Prokuratura podejrzewa
O jakich nieprawidłowościach w Orlenie mówił minister? - Trzecia edycja programu Vitay, kompleksowa obsługa reklamowa firmy, zmiana wystroju stacji i nabywanie nieruchomości - to główne wątki wszczętego 19 marca postępowania w sprawie działania zarządu Orlenu na szkodę spółki - mówi Maciej Kujawski, rzecznik Prokuratury Okręgowej w Warszawie, która prowadzi sprawę. Przypomnijmy, że to sam zarząd wysłał na początku tego roku zawiadomienie do prokuratury w sprawie podejrzenia popełnienia przestępstwa. Podejrzenia pojawiły się na początku zeszłego roku. Rada domagała się od zarządu wyjaśnień m.in. w sprawie sposobu, w jaki są kupowane nieruchomości, czy związków prezesa Orlenu z firmami otrzymującymi zlecenia od płockiego koncernu.
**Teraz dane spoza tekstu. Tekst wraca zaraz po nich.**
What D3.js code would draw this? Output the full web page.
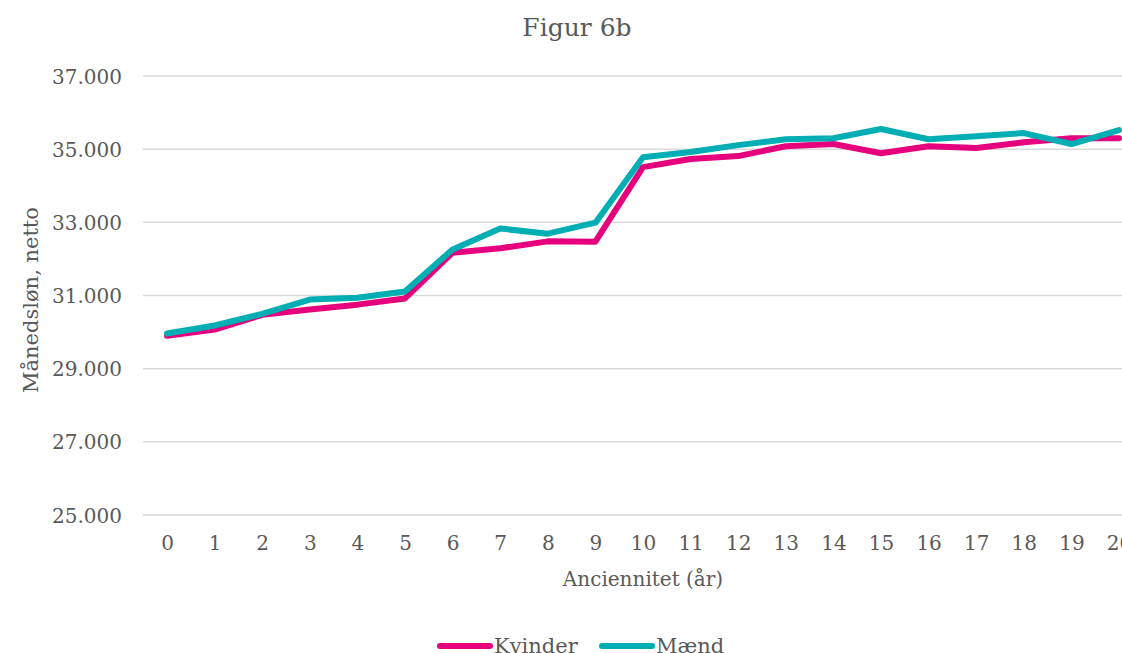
<!DOCTYPE html>
<html>
<head>
<meta charset="utf-8">
<script src="https://cdnjs.cloudflare.com/ajax/libs/d3/7.8.5/d3.min.js"></script>
<style>
  html, body { margin: 0; padding: 0; background: #fff; overflow: hidden; }
  svg text { font-family: "DejaVu Serif", serif; fill: #595959; }
</style>
</head>
<body>
<div id="chart"></div>
<script>
    'use strict';

    var years = d3.range(0, 21);
    var kvinder = [29900, 30070, 30470, 30620, 30750, 30920, 32170, 32290, 32480, 32470,
                   34510, 34730, 34810, 35080, 35140, 34890, 35080, 35030, 35190, 35300, 35300];
    var maend = [29960, 30180, 30500, 30890, 30940, 31110, 32260, 32830, 32690, 32990,
                 34780, 34920, 35110, 35270, 35300, 35550, 35270, 35350, 35440, 35140, 35520];
    var yTicks = [25000, 27000, 29000, 31000, 33000, 35000, 37000];
    var seriesNames = ['Kvinder', 'Mænd'];
    var seriesColors = ['#e6007e', '#00aeb3'];

    var stage = { width: 1122, height: 653 };

    var svg = d3.select('#chart')
        .append('svg')
        .attr('width', stage.width)
        .attr('height', stage.height);

    var x = d3.scaleLinear().domain([0, 20]).range([167, 1119]);
    var y = d3.scaleLinear().domain([25000, 37000]).range([515, 76]);

    var fmt = function(d) { return d3.format(',')(d).replace(/,/g, '.'); };

    // grid lines
    svg.append('g')
        .attr('class', 'grid')
        .selectAll('line').data(yTicks).enter()
        .append('line')
        .attr('x1', 143)
        .attr('x2', stage.width)
        .attr('y1', function(d) { return y(d); })
        .attr('y2', function(d) { return y(d); })
        .attr('stroke', '#d9d9d9')
        .attr('stroke-width', 1.5);

    // y axis labels
    var yAxis = svg.append('g')
        .attr('transform', 'translate(122,0)')
        .call(d3.axisLeft(y).tickValues(yTicks).tickFormat(fmt).tickSize(0).tickPadding(0));
    yAxis.select('.domain').remove();
    yAxis.selectAll('text').attr('font-size', 20).attr('dy', '0.35em');

    // x axis labels
    var xAxis = svg.append('g')
        .attr('transform', 'translate(0,531)')
        .call(d3.axisBottom(x).tickValues(years).tickFormat(d3.format('d')).tickSize(0).tickPadding(0));
    xAxis.select('.domain').remove();
    xAxis.selectAll('text').attr('font-size', 20).attr('dy', '0.95em');

    // titles
    svg.append('text')
        .attr('x', 577).attr('y', 36)
        .attr('text-anchor', 'middle')
        .attr('font-size', 25)
        .text('Figur 6b');

    svg.append('text')
        .attr('x', 643).attr('y', 586)
        .attr('text-anchor', 'middle')
        .attr('font-size', 20)
        .text('Anciennitet (år)');

    svg.append('text')
        .attr('transform', 'translate(38,300) rotate(-90)')
        .attr('text-anchor', 'middle')
        .attr('font-size', 21)
        .text('Månedsløn, netto');

    // lines
    var line = d3.line()
        .x(function(d, i) { return x(years[i]); })
        .y(function(d) { return y(d); });

    svg.append('g')
        .attr('class', 'series')
        .selectAll('path').data([kvinder, maend]).enter()
        .append('path')
        .attr('d', line)
        .attr('fill', 'none')
        .attr('stroke', function(d, i) { return seriesColors[i]; })
        .attr('stroke-width', 6)
        .attr('stroke-linejoin', 'round')
        .attr('stroke-linecap', 'round');

    // legend
    var legendX = [438, 600];
    var legend = svg.append('g')
        .attr('class', 'legend')
        .selectAll('g').data(seriesNames).enter()
        .append('g')
        .attr('transform', function(d, i) { return 'translate(' + legendX[i] + ',646)'; });

    legend.append('line')
        .attr('x1', 2).attr('x2', 52)
        .attr('y1', 0).attr('y2', 0)
        .attr('stroke', function(d, i) { return seriesColors[i]; })
        .attr('stroke-width', 6)
        .attr('stroke-linecap', 'round');

    legend.append('text')
        .attr('x', 56).attr('y', 7)
        .attr('font-size', 21)
        .text(function(d) { return d; });
</script>
</body>
</html>
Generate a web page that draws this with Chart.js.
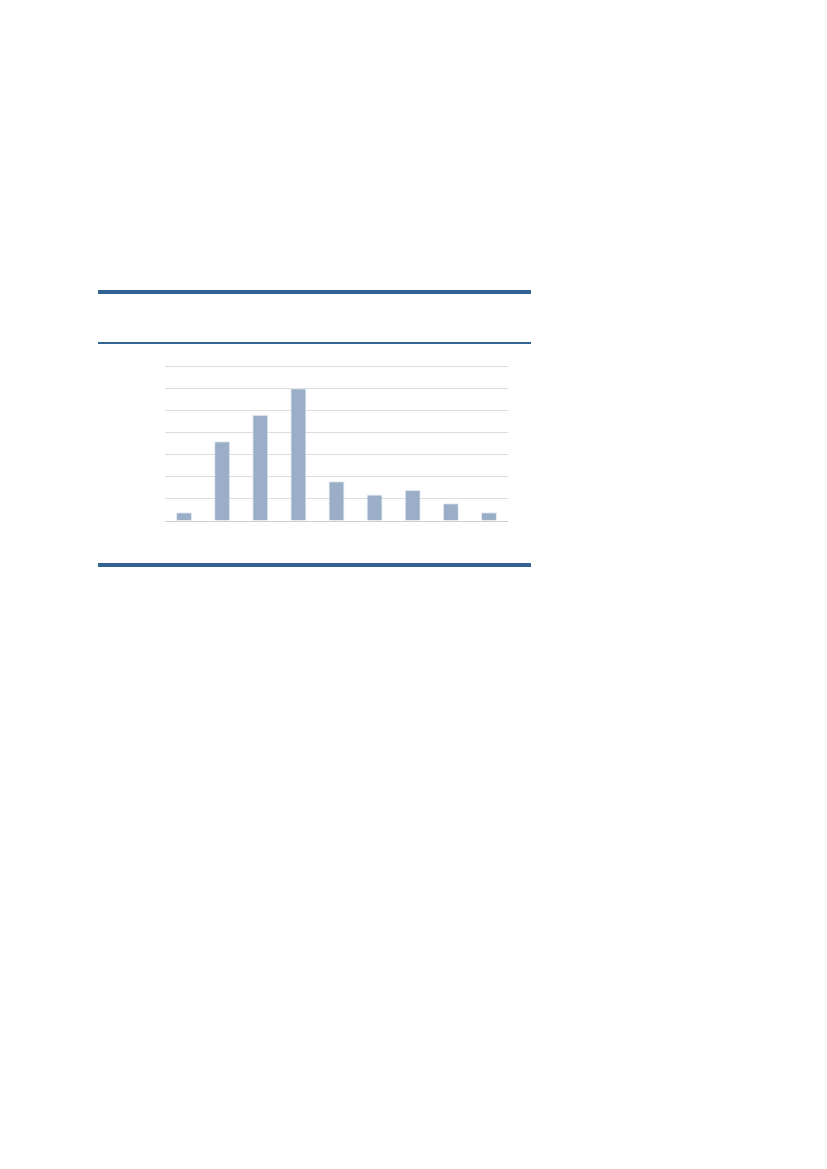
<!DOCTYPE html>
<html>
<head>
<meta charset="utf-8">
<script src="https://cdn.jsdelivr.net/npm/chart.js@4"></script>
<style>
  body { margin: 0; background: #fff; width: 827px; height: 1169px; position: relative; font-family: "Liberation Sans", Arial, sans-serif; }
  .rule { position: absolute; left: 98px; width: 433px; background: #336393; }
  #wrap { position: absolute; left: 155px; top: 356px; width: 363px; height: 183px; }
</style>
</head>
<body>
<div class="rule" style="top:290px;height:4px"></div>
<div class="rule" style="top:342px;height:2px"></div>
<div class="rule" style="top:563px;height:4px"></div>
<div id="wrap"><canvas id="barChart"></canvas></div>
<script>
// categories have no visible labels in the source, so just number them
const categories = ['1', '2', '3', '4', '5', '6', '7', '8', '9'];
const values = [2, 18, 24, 30, 9, 6, 7, 4, 2];
const yMax = 35;
const yStep = 5;

const ctx = document.getElementById('barChart').getContext('2d');

new Chart(ctx, {
    type: 'bar',
    data: {
        labels: categories,
        datasets: [{
            data: values,
            backgroundColor: '#9aaec7',
            borderColor: 'rgba(225, 232, 241, 0.9)',
            borderWidth: 1,
            categoryPercentage: 1,
            barPercentage: 0.42
        }]
    },
    options: {
        responsive: true,
        maintainAspectRatio: false,
        animation: false,
        layout: { padding: { left: 10, right: 10, top: 10, bottom: 10 } },
        plugins: {
            legend: { display: false },
            tooltip: { enabled: false }
        },
        scales: {
            x: {
                grid: { display: false },
                border: { display: false },
                ticks: { display: false }
            },
            y: {
                min: 0,
                max: yMax,
                ticks: { display: false, stepSize: yStep },
                border: { display: false },
                grid: {
                    color: (c) => c.tick && c.tick.value === 0 ? '#cfcfcf' : '#dddddd',
                    lineWidth: 1,
                    drawTicks: false
                }
            }
        }
    }
});
</script>
</body>
</html>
Ponieważ niejasności mnożyły się, rada wystąpiła do firmy audytorskiej z prośbą o ich analizę. Na swoją rękę podobną analizę zamówił również zarząd spółki. Wyniki tych badań były na tyle ważne, że zarząd postanowił złożyć doniesienie do prokuratury.
Orlen nie przekazał
istotnej informacji
Warszawska prokuratura wszczęła postępowanie 19 marca. Dopiero w środę zawiadomienie o tym otrzymał Orlen. - Rzeczywiście długo trwało, zanim prokurator poinformował spółkę o wszczęciu postępowania. Wynika to z jego niedopatrzenia - twierdzi M. Kujawski. Do wczoraj firma nie przekazała komunikatu o otrzymanym zawiadomieniu ani giełdzie, ani Komisji Papierów Wartościowych i Giełd, choć M. Kujawski potwierdził, że na spółce spoczywa obowiązek zawiadomienia instytucji nadzorujących rynek kapitałowy. - W regulaminie Emitenta nie napisano, że mamy obowiązek przekazania takiej informacji - mówi K. Mikołajczyk. Z kolei Michał Stępniewski, rzecznik KPWiG, twierdzi, że w obecnej sytuacji Orlenu, każda informacja o wszczęciu postępowania w prokuraturze, gdzie pojawiają się podejrzenia nieprawidłowościach w firmie, jest cenotwórcza. - I dlatego firma powinna w ciągu 24 godzin przekazać nam informację w sprawie wszczęcia przez prokuraturę postępowania - dodaje M. Stępniewski, twierdząc, że jeżeli tego nie zrobi, KPWiG rozpocznie prawdopodobnie postępowanie administracyjne wobec spółki.
Dziś oferta na Unipetrol
O godz. 22.00 mija dziś termin złożenia ofert na zakup 63% akcji czeskiego koncernu paliwowego Unipetrol. Z naszych informacji wynika, że Orlen złoży dokumenty najprawdopodobniej w konsorcjum z czeskim Agrofertem i amerykańskim ConocoPhillips.